» WHAT TO DO:
Your answer should be a single number: the count of lines that include "this".

::::::::::

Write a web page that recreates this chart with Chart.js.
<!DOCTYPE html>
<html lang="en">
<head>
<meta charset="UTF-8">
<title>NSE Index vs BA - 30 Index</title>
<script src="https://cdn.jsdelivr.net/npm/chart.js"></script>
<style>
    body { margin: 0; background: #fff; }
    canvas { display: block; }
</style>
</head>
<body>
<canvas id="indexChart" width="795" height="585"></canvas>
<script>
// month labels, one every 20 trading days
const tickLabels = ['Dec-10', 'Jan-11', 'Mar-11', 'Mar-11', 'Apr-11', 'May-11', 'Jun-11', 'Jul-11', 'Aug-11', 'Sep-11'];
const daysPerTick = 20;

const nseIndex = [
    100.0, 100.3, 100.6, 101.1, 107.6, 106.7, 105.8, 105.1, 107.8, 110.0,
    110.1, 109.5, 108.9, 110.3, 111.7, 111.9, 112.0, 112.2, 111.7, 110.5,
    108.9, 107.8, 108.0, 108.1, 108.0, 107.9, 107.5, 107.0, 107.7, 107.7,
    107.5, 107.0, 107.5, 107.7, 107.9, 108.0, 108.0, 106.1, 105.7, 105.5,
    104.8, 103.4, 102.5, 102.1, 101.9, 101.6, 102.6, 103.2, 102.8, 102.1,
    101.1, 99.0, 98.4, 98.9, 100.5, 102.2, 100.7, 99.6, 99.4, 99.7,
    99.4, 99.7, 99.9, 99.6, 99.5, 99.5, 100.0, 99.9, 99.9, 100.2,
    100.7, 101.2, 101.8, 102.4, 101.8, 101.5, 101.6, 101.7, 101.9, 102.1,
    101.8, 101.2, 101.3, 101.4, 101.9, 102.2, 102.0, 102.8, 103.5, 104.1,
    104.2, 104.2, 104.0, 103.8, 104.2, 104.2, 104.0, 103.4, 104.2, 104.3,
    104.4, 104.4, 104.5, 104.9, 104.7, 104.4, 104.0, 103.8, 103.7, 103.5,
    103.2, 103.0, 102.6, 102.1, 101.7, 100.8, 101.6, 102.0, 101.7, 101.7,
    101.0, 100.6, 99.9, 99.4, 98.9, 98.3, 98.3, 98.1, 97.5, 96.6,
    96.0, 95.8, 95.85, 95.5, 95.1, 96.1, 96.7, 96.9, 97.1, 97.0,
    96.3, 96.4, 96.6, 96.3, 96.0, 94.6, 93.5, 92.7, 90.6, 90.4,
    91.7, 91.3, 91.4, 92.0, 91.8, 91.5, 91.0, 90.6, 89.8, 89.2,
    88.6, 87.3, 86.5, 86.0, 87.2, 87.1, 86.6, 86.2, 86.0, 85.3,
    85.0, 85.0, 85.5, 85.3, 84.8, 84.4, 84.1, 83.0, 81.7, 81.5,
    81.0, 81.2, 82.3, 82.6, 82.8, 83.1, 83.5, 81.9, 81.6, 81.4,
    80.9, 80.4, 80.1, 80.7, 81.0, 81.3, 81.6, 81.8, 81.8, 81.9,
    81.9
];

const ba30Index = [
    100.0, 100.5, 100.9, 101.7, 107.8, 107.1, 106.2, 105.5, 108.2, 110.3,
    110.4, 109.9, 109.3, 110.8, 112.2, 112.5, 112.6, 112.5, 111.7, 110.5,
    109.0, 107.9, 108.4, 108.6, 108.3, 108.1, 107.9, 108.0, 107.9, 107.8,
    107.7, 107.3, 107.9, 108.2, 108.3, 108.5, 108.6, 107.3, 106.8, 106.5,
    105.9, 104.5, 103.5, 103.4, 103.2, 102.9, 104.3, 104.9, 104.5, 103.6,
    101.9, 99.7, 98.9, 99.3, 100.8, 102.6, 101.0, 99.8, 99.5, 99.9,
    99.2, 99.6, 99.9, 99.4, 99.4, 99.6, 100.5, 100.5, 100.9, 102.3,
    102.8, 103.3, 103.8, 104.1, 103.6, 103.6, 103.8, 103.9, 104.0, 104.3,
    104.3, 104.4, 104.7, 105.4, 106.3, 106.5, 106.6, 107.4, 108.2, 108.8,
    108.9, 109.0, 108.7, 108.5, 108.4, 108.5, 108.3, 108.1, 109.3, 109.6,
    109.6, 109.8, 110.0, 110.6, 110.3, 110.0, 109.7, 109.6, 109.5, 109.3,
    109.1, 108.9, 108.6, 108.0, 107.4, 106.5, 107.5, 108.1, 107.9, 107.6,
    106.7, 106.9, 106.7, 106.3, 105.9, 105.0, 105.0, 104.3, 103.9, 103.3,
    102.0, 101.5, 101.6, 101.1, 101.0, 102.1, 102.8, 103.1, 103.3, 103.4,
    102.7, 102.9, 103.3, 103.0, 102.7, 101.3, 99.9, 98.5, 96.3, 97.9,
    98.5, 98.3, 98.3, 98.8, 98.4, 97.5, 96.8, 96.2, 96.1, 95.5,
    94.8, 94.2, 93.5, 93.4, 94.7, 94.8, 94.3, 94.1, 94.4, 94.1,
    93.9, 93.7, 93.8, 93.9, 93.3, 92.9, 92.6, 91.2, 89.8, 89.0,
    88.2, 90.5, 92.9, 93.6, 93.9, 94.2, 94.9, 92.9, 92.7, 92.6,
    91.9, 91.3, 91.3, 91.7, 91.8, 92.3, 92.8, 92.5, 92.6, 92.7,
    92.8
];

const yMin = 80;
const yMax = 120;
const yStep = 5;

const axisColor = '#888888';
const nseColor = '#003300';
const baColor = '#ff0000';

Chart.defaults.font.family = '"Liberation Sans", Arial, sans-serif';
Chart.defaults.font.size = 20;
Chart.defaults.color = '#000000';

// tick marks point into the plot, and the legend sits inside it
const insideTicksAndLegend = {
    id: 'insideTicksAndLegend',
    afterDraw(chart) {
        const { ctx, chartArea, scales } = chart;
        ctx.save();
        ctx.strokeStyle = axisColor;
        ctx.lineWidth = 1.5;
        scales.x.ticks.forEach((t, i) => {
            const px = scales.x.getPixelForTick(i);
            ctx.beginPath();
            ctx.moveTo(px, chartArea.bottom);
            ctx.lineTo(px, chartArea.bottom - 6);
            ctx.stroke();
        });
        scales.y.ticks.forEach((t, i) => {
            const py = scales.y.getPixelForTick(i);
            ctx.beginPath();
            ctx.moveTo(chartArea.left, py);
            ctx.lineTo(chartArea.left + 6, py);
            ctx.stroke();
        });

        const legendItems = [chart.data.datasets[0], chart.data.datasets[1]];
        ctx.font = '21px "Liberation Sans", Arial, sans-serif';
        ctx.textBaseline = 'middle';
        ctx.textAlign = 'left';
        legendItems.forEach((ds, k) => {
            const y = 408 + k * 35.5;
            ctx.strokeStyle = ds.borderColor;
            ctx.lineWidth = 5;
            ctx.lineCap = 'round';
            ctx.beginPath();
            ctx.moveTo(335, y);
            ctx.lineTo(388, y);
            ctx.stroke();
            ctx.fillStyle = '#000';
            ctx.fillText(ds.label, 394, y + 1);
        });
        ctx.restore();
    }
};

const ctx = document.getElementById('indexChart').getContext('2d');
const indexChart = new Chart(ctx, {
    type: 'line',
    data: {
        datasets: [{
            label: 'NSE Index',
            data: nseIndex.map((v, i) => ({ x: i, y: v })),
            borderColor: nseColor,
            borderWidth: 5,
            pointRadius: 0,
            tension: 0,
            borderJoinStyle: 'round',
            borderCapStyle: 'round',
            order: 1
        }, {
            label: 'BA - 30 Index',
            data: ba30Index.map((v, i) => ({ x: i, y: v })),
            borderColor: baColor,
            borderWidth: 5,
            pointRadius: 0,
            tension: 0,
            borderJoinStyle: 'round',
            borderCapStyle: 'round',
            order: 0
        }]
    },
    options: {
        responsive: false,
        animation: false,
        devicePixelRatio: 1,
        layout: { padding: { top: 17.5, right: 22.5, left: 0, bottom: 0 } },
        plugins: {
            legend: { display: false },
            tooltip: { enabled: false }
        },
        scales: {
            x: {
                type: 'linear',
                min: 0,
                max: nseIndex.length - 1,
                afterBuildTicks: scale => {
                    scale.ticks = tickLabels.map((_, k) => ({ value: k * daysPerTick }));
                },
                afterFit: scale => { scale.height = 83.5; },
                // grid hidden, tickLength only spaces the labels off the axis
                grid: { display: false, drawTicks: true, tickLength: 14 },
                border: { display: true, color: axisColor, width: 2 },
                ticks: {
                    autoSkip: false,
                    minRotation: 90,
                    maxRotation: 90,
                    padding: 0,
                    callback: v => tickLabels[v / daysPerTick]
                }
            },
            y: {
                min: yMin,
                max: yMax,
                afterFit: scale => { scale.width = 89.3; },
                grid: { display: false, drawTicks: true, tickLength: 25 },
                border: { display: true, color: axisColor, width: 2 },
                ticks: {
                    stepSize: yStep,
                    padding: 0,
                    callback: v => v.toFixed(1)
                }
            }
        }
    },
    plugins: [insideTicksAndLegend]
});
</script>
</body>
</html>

::::::::::

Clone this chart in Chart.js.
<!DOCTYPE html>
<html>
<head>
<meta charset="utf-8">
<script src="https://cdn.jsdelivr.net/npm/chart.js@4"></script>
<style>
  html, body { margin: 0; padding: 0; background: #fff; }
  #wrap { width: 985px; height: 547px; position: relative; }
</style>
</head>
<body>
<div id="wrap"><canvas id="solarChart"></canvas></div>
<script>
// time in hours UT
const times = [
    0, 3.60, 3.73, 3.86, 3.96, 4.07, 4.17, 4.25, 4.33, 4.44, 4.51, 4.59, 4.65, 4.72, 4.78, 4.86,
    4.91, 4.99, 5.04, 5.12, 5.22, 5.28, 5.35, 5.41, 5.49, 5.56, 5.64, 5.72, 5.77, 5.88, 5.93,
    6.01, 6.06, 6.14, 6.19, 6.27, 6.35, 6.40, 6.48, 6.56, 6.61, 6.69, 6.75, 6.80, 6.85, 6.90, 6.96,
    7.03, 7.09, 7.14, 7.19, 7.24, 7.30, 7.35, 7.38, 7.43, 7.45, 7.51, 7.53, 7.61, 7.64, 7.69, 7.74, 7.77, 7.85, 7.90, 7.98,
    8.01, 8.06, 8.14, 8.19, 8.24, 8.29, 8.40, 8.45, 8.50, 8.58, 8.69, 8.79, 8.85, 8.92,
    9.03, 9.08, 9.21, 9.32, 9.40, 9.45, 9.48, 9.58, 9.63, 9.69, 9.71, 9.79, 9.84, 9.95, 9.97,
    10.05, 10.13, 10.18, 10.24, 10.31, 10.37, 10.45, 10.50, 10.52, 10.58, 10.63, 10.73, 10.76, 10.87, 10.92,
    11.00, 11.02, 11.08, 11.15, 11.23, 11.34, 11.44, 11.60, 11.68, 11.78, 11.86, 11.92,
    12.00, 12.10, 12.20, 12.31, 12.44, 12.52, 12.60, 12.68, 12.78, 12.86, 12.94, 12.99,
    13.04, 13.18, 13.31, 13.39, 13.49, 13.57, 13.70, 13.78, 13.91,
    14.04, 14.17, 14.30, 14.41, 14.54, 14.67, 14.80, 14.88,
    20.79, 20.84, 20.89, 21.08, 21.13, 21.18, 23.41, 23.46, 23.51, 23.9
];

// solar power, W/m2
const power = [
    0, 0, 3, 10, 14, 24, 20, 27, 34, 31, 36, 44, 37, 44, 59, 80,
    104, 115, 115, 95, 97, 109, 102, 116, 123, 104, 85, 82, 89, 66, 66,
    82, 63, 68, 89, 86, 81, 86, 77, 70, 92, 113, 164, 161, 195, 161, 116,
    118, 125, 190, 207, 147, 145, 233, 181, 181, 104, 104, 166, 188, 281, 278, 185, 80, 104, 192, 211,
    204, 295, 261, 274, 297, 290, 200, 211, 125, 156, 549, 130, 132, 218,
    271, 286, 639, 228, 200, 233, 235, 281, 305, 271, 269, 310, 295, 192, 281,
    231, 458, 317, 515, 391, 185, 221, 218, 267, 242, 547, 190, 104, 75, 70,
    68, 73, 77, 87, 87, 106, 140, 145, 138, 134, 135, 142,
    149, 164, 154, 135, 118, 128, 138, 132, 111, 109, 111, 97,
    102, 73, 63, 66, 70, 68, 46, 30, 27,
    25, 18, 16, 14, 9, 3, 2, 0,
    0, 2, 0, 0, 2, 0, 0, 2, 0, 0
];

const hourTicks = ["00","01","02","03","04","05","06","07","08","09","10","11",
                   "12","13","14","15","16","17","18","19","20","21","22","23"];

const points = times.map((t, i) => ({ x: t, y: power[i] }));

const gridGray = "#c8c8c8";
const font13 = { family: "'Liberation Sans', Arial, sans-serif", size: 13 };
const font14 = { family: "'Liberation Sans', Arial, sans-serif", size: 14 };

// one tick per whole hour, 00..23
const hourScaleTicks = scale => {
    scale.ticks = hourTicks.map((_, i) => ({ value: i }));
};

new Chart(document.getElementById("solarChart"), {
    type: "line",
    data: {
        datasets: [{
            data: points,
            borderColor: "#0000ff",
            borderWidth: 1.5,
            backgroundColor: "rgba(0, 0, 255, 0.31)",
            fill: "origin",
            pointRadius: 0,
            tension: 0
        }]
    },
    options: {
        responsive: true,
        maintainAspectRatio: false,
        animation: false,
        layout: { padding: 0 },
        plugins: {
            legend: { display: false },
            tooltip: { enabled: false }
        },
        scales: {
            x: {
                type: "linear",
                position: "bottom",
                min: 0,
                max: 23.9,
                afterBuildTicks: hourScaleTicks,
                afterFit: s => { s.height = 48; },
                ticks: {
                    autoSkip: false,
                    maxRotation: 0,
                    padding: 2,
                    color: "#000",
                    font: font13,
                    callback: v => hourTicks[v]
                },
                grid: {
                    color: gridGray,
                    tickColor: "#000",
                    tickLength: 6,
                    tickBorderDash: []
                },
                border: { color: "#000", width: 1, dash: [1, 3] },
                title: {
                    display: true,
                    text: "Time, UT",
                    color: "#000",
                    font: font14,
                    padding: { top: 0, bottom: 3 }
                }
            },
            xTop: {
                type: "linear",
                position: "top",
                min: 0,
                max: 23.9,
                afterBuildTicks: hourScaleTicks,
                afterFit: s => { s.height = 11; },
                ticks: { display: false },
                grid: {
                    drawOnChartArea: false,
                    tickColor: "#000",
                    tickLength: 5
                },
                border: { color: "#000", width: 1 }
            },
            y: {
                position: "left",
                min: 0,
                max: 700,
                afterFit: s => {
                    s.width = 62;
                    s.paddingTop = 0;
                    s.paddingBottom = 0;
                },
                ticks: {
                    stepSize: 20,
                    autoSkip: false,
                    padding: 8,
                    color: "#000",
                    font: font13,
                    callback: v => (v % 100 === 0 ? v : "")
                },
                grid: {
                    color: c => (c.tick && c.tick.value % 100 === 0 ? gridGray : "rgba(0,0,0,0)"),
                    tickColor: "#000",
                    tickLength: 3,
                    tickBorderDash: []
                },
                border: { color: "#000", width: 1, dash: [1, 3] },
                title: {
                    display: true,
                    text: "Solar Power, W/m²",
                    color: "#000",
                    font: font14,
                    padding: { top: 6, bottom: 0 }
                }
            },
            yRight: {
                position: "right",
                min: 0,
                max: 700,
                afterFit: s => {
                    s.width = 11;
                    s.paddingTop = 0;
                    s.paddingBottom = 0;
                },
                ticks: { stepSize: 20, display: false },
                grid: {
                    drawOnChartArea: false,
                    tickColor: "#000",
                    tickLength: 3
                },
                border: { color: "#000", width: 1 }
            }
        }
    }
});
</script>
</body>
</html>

::::::::::

» WORKED ANSWER:
2